──────── MATERIAL PROVIDED ────────

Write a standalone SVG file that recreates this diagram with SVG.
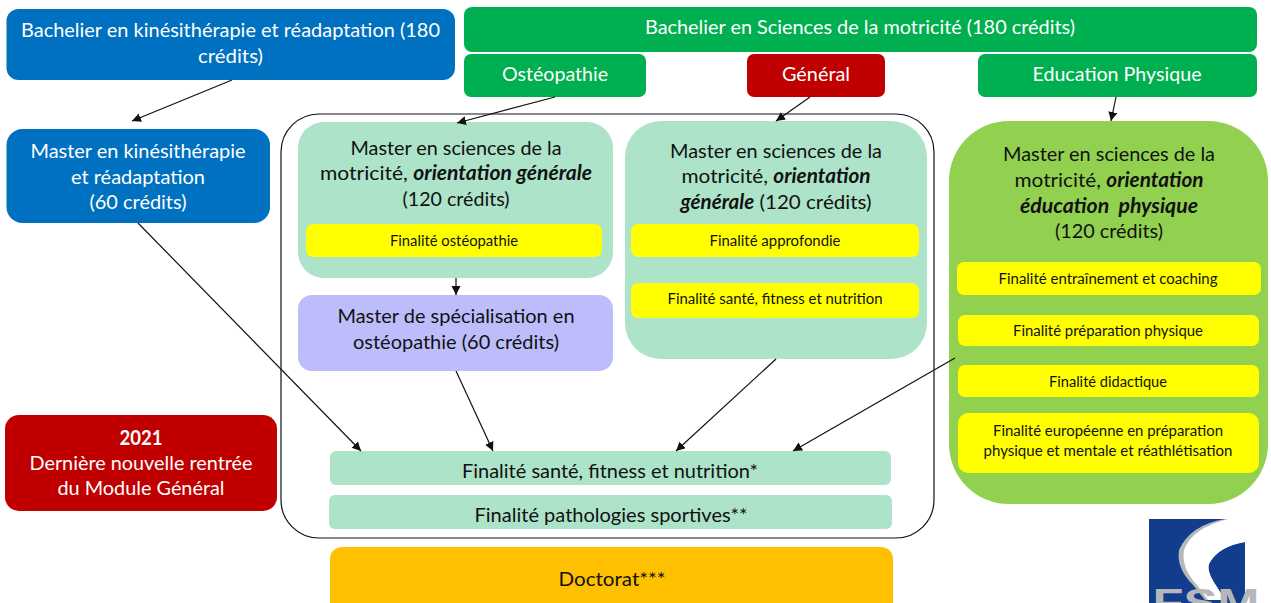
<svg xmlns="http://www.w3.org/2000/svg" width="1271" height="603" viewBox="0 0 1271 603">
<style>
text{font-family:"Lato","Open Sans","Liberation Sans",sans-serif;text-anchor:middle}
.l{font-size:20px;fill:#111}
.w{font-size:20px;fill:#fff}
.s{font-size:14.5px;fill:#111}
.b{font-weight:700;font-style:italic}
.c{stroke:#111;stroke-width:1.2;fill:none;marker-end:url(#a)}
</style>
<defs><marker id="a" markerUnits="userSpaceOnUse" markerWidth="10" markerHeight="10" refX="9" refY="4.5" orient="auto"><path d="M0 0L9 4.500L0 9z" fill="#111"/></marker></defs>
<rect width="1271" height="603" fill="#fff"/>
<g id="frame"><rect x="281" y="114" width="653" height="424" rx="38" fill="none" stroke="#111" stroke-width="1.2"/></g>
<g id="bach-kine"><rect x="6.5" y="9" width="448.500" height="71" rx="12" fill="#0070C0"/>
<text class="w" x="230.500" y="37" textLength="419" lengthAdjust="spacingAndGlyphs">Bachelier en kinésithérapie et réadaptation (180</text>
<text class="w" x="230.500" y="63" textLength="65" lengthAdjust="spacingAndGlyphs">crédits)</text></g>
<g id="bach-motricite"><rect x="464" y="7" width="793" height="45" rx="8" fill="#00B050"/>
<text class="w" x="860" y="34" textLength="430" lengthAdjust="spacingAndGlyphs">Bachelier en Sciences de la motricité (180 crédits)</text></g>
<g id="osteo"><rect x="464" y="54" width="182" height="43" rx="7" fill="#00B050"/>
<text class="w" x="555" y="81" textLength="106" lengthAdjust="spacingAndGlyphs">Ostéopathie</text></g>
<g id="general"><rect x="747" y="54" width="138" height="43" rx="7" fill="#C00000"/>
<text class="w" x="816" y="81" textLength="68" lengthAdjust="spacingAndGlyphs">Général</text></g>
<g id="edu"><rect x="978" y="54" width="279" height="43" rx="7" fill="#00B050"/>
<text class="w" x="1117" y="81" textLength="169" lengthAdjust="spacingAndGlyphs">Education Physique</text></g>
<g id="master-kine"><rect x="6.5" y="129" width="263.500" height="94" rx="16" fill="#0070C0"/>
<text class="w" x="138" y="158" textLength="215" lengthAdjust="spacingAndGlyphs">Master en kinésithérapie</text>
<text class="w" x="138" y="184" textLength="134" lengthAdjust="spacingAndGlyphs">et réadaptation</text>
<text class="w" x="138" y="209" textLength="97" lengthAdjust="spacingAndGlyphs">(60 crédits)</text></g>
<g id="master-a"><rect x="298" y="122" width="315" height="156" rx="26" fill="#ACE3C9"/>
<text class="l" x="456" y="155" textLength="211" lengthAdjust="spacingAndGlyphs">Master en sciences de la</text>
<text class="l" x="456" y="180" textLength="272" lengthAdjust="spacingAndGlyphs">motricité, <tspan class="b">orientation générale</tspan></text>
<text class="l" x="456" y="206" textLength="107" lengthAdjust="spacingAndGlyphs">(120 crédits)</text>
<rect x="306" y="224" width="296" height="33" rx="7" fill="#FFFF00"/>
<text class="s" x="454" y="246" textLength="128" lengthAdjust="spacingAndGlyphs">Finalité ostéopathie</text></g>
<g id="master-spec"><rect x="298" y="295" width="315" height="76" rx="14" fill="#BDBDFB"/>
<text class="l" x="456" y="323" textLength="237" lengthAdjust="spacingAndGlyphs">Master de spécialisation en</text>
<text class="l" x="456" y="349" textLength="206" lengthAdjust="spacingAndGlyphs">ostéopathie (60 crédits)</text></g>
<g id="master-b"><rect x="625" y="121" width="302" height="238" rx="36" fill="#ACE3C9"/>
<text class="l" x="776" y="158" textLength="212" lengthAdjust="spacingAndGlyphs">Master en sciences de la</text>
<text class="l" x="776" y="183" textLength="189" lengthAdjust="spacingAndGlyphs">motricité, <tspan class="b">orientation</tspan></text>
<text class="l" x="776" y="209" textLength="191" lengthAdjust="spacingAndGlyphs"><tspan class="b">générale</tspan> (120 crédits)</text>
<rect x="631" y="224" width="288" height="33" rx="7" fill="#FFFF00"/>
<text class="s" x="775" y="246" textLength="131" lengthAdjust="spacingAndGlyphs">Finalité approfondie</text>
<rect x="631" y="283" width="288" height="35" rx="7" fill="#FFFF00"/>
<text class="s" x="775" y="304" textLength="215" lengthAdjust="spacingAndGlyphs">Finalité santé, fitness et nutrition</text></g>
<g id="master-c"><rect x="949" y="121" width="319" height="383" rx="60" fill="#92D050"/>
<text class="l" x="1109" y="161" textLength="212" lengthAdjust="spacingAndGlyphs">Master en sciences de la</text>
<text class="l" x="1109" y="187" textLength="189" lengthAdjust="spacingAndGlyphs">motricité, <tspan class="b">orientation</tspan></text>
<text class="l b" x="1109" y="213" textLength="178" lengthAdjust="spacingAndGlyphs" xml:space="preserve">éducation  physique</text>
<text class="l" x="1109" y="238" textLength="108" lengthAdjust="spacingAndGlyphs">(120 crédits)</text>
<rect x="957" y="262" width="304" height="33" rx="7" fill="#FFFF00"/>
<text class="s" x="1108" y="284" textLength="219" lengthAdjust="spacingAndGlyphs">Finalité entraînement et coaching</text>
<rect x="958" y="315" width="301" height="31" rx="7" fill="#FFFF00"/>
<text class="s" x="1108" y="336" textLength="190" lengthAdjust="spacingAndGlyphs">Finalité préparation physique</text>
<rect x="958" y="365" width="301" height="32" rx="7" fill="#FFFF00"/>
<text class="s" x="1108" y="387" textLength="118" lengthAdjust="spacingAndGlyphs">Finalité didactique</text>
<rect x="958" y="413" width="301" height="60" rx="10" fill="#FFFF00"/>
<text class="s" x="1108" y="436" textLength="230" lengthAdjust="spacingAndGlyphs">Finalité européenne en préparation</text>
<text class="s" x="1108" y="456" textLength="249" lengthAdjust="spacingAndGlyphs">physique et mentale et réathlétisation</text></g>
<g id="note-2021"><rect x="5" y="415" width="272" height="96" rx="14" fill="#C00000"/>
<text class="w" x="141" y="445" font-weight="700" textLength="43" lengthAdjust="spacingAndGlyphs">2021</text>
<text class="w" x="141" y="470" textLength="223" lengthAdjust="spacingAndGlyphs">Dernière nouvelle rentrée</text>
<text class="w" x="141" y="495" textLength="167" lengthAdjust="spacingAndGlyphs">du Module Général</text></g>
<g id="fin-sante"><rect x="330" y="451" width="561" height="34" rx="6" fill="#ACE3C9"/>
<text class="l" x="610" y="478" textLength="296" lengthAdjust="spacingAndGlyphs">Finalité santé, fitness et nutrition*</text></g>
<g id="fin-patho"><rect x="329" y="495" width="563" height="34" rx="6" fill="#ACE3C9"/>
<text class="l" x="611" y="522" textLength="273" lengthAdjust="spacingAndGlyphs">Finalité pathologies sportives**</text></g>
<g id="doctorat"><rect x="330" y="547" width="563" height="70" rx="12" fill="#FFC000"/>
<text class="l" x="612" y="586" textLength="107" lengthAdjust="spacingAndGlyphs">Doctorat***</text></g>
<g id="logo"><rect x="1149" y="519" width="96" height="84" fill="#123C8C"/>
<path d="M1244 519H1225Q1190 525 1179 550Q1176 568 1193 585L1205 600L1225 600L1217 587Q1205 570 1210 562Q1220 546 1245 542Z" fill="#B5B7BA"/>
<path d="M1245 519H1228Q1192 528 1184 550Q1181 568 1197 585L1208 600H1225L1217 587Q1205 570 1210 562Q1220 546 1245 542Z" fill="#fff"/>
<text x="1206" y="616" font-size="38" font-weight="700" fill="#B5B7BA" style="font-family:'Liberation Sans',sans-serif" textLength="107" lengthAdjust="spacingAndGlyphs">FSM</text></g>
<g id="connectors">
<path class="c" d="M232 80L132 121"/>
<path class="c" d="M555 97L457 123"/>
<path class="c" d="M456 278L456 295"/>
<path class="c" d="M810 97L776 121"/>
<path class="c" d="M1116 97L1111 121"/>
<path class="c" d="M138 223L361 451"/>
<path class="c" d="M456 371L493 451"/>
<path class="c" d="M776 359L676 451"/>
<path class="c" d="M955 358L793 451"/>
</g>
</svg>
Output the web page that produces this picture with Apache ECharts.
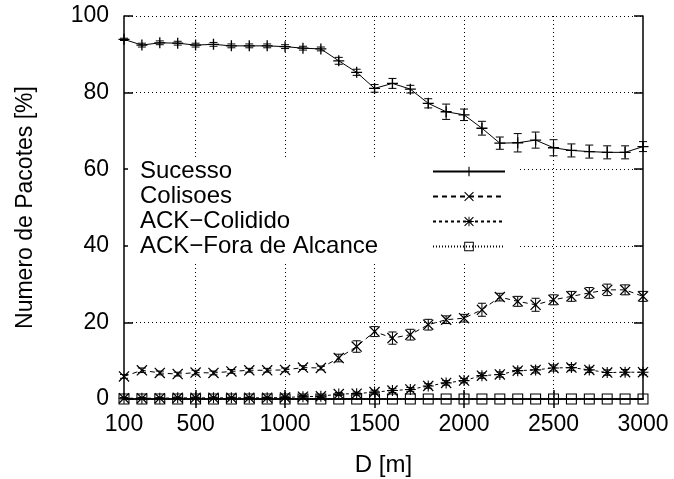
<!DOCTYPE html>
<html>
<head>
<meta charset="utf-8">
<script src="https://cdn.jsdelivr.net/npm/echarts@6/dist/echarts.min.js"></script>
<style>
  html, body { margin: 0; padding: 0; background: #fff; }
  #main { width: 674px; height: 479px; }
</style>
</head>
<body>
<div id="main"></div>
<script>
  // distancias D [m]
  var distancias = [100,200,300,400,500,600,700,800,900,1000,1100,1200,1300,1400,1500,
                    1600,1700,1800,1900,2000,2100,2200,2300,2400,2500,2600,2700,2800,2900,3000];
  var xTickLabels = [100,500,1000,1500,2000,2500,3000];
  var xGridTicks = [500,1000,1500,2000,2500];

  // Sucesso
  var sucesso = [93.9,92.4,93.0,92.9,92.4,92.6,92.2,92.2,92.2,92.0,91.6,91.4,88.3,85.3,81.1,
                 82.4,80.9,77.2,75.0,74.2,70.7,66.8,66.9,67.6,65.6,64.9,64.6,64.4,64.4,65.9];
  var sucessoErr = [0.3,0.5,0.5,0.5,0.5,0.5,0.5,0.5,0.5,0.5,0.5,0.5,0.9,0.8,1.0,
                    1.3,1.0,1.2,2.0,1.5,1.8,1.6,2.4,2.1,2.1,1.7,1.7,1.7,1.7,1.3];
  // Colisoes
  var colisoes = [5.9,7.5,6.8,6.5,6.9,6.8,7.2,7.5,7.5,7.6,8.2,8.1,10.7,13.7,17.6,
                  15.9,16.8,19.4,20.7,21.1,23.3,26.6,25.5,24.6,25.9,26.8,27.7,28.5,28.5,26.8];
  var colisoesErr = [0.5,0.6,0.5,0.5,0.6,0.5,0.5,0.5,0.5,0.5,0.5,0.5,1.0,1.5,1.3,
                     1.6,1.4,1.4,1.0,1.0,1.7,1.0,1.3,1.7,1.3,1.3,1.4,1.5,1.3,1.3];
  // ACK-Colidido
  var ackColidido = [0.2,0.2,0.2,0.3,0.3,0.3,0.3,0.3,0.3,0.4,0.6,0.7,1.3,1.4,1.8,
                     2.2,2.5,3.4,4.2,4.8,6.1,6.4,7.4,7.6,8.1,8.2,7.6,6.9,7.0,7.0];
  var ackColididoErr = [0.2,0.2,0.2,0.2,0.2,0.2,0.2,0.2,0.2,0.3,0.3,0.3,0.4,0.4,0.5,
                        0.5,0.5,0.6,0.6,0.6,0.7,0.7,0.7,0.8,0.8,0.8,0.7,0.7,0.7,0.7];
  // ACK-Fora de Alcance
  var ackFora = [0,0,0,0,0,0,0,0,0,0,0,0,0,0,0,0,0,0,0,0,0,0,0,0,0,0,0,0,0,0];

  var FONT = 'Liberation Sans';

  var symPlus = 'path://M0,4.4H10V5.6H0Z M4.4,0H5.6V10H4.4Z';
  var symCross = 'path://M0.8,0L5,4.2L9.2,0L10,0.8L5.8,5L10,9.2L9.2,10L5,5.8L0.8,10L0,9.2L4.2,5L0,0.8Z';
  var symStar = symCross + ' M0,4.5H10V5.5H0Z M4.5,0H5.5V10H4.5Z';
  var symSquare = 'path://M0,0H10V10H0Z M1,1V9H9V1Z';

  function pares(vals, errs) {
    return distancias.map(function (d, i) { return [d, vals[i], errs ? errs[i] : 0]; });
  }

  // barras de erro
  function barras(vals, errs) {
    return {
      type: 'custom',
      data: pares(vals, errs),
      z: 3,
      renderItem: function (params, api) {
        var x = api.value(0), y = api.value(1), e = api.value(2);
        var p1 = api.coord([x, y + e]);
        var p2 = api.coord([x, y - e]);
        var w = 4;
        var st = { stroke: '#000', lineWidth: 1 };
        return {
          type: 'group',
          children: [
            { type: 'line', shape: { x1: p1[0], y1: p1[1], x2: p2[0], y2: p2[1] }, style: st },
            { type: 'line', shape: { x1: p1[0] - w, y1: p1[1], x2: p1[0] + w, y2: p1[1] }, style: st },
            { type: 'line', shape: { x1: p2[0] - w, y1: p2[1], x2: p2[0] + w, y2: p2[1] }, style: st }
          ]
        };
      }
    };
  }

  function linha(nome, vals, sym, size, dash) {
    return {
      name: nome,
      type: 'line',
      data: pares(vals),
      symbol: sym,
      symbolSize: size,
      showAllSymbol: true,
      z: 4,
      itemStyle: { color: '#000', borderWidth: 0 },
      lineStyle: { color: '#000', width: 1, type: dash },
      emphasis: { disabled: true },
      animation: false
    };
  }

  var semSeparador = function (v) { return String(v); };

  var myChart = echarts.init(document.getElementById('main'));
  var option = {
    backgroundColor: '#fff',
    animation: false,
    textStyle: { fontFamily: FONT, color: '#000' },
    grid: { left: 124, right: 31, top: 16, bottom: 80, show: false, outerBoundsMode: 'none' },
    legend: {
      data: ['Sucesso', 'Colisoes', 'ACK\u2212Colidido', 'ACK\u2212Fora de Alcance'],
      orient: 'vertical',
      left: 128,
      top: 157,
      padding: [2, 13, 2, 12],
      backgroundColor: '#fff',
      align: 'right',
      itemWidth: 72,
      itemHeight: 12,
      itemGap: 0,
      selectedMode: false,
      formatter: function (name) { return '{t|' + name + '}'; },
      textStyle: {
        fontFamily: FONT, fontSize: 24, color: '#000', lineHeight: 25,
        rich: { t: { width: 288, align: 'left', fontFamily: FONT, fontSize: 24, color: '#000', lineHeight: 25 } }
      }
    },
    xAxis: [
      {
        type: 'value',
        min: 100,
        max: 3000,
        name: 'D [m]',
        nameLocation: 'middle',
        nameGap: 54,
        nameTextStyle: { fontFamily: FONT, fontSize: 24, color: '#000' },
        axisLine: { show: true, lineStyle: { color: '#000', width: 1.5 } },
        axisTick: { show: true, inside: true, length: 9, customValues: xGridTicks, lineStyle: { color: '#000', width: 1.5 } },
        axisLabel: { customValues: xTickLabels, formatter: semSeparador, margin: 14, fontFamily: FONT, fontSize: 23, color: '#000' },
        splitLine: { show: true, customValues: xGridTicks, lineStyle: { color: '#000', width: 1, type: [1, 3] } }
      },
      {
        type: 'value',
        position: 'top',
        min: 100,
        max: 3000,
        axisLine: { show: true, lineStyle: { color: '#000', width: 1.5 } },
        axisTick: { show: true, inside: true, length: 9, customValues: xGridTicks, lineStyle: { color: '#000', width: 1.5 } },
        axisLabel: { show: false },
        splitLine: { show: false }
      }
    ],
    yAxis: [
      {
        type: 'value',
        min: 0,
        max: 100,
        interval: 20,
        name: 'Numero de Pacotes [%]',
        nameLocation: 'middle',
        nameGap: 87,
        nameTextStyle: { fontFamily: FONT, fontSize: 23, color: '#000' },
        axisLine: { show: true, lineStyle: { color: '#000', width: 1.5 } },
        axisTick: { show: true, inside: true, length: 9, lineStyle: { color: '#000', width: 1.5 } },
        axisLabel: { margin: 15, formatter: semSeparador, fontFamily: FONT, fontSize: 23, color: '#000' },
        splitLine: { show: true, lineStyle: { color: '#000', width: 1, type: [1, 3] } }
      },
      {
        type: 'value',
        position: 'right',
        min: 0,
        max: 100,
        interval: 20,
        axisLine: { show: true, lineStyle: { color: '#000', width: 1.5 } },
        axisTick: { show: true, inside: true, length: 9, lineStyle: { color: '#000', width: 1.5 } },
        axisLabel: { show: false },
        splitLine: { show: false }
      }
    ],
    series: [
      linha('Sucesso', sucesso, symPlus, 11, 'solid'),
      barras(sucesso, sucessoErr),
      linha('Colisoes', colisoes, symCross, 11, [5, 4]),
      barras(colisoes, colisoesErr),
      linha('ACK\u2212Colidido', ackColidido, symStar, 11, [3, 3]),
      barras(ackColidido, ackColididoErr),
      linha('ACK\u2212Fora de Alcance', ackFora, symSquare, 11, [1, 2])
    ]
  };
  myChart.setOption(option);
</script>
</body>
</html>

────────

[DO THIS]: Start with the line that includes "Output the web" and finish with the line that includes "var xGridTicks = [500,1000,1500,2000,2500];": reproduce those lines exactly, nothing before or after, and omit any pictures.

[THE RESULT]:
Output the web page that produces this picture with Apache ECharts.
<!DOCTYPE html>
<html>
<head>
<meta charset="utf-8">
<script src="https://cdn.jsdelivr.net/npm/echarts@6/dist/echarts.min.js"></script>
<style>
  html, body { margin: 0; padding: 0; background: #fff; }
  #main { width: 674px; height: 479px; }
</style>
</head>
<body>
<div id="main"></div>
<script>
  // distancias D [m]
  var distancias = [100,200,300,400,500,600,700,800,900,1000,1100,1200,1300,1400,1500,
                    1600,1700,1800,1900,2000,2100,2200,2300,2400,2500,2600,2700,2800,2900,3000];
  var xTickLabels = [100,500,1000,1500,2000,2500,3000];
  var xGridTicks = [500,1000,1500,2000,2500];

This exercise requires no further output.